View Full Version
Rabu, 15 Jul 2020

Direktur LPPOM MUI Jelaskan Biaya Sertifikasi Halal

JAKARTA (voa-islam.com)—Direktur Lembaga Pengkajian Pangan, Obat-obatan, dan Kosmetika (LPPOM) Majelis Ulama Indonesia (MUI) Lukmanul Hakim memberi penjelasan terkait pertanyaan masyarakat soal biaya sertifikasi halal yang dilakukan oleh MUI melalui LPPOM MUI.

Lukmanul menceritakan awal mula pemerintah menugaskan MUI urus sertifikasi halal. Sertifikasi halal oleh MUI, jelas Lukmanul, bermula pada kasus lemak babi yang terjadi pada tahun 1988. MUI diberi tugas untuk meredakan kasus lemak babi tersebut.

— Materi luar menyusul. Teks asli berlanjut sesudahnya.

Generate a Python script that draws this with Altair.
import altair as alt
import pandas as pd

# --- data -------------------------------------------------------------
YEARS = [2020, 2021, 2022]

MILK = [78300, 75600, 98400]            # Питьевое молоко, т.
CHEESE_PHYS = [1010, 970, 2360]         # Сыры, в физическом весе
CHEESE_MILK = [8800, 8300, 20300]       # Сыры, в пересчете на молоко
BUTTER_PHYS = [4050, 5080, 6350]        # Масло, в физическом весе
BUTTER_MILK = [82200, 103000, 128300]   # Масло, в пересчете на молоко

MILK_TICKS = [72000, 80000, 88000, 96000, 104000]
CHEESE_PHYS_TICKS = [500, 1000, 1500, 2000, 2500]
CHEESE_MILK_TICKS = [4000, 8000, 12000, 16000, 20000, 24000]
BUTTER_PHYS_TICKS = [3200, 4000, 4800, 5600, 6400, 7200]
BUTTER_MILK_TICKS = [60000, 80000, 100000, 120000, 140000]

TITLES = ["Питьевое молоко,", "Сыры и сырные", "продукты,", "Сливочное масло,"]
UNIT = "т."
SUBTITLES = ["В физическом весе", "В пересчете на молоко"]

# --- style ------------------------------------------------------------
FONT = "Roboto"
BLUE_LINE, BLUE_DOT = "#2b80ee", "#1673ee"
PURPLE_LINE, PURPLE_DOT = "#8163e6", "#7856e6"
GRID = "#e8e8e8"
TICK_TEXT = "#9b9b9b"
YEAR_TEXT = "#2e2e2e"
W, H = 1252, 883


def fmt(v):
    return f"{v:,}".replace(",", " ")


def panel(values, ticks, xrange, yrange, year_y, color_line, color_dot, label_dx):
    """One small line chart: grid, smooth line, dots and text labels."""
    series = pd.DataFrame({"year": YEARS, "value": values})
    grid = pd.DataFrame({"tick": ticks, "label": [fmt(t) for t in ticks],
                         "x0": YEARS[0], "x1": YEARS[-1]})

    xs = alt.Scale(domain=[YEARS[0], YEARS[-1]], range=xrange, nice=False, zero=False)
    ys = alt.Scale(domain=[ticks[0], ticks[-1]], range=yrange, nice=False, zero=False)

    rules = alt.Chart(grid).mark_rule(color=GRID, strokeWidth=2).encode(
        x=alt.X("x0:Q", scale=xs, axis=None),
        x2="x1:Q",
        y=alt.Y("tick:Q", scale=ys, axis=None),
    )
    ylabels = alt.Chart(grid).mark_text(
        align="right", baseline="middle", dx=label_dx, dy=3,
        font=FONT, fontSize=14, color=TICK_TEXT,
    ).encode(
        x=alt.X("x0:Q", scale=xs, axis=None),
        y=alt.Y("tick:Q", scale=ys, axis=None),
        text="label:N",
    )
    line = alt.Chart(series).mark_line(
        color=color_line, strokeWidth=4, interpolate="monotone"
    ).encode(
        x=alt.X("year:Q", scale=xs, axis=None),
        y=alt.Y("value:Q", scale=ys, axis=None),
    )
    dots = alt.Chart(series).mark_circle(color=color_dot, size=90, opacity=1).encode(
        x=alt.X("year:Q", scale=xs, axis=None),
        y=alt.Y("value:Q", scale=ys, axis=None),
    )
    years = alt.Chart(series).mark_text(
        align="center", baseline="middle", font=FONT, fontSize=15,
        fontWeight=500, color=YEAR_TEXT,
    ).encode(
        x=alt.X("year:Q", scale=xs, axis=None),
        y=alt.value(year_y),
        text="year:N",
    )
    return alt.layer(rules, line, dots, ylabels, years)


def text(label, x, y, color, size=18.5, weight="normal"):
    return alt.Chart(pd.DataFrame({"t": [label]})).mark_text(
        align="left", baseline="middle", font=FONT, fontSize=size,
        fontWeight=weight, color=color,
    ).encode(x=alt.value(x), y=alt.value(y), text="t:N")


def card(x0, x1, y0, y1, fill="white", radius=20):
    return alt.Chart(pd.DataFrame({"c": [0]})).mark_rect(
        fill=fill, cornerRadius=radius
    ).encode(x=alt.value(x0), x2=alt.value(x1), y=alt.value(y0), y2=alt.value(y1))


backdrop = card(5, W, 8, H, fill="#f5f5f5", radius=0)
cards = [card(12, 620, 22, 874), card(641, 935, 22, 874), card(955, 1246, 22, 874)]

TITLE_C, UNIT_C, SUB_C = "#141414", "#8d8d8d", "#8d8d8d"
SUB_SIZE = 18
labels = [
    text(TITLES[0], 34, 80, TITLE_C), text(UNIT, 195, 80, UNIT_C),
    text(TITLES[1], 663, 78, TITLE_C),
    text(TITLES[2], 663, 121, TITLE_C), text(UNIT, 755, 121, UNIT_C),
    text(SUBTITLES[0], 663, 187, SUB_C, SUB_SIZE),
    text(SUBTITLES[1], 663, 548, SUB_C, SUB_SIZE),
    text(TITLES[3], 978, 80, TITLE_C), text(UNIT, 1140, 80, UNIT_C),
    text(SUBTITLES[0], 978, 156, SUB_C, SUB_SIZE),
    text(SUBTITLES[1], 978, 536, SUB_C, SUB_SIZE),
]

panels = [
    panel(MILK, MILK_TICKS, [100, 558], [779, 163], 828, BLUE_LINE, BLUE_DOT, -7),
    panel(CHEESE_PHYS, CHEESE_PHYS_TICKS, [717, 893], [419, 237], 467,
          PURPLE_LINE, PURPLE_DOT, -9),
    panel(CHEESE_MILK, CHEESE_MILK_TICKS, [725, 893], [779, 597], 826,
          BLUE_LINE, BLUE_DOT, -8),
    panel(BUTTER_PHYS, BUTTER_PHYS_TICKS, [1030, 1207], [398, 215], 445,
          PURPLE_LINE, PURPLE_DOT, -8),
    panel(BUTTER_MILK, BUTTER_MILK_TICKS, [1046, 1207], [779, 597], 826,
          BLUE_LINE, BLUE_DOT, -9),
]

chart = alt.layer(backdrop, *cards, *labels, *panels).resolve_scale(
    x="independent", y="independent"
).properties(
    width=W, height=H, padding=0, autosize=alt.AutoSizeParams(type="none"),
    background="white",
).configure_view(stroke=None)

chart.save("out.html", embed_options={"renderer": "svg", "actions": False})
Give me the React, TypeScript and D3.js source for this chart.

“Untuk melaksanakan tugas tersebut sekaligus menenteramkan batin umat Islam dalam mengkonsumsi produk pangan olahan, MUI membentuk lembaga semi otonom yakni  Lembaga Pengkajian Pangan Obat-obatan dan Kosmetika MUI (LPPOM MUI) pada 6 Januari 1989. Tugas utama LPPOM MUI adalah melakukan pemeriksaan kehalalan produk,” ungkap Lukmanul dalam keterangannya, Rabu (15/7/2020).

Mengingat LPPOM MUI adalah bukan instansi atau lembaga pemerintah, lanjut Lukmanul, maka dalam menjalankan amanah melakukan pemeriksaan kehalalan produk, LPPOM MUI tidak mendapatkan pembiayaan pemerintah yang bersumber dari Anggaran Pendapatan dan Belanja Negara (APBN). 

Sementara dalam menjalankan tugas dan fungsi sebagai lembaga pemeriksa halal, utamanya untuk pembiayaan sertifikasi halal bagi pelaku Usaha Kecil dan Menengah (UKM) dan Usaha Menengah Kecil dan Mikro (UMKM), LPPOM MUI kerap menjalin kerja sama dengan instansi pemerintah dalam bentuk fasilitasi pembiayaan.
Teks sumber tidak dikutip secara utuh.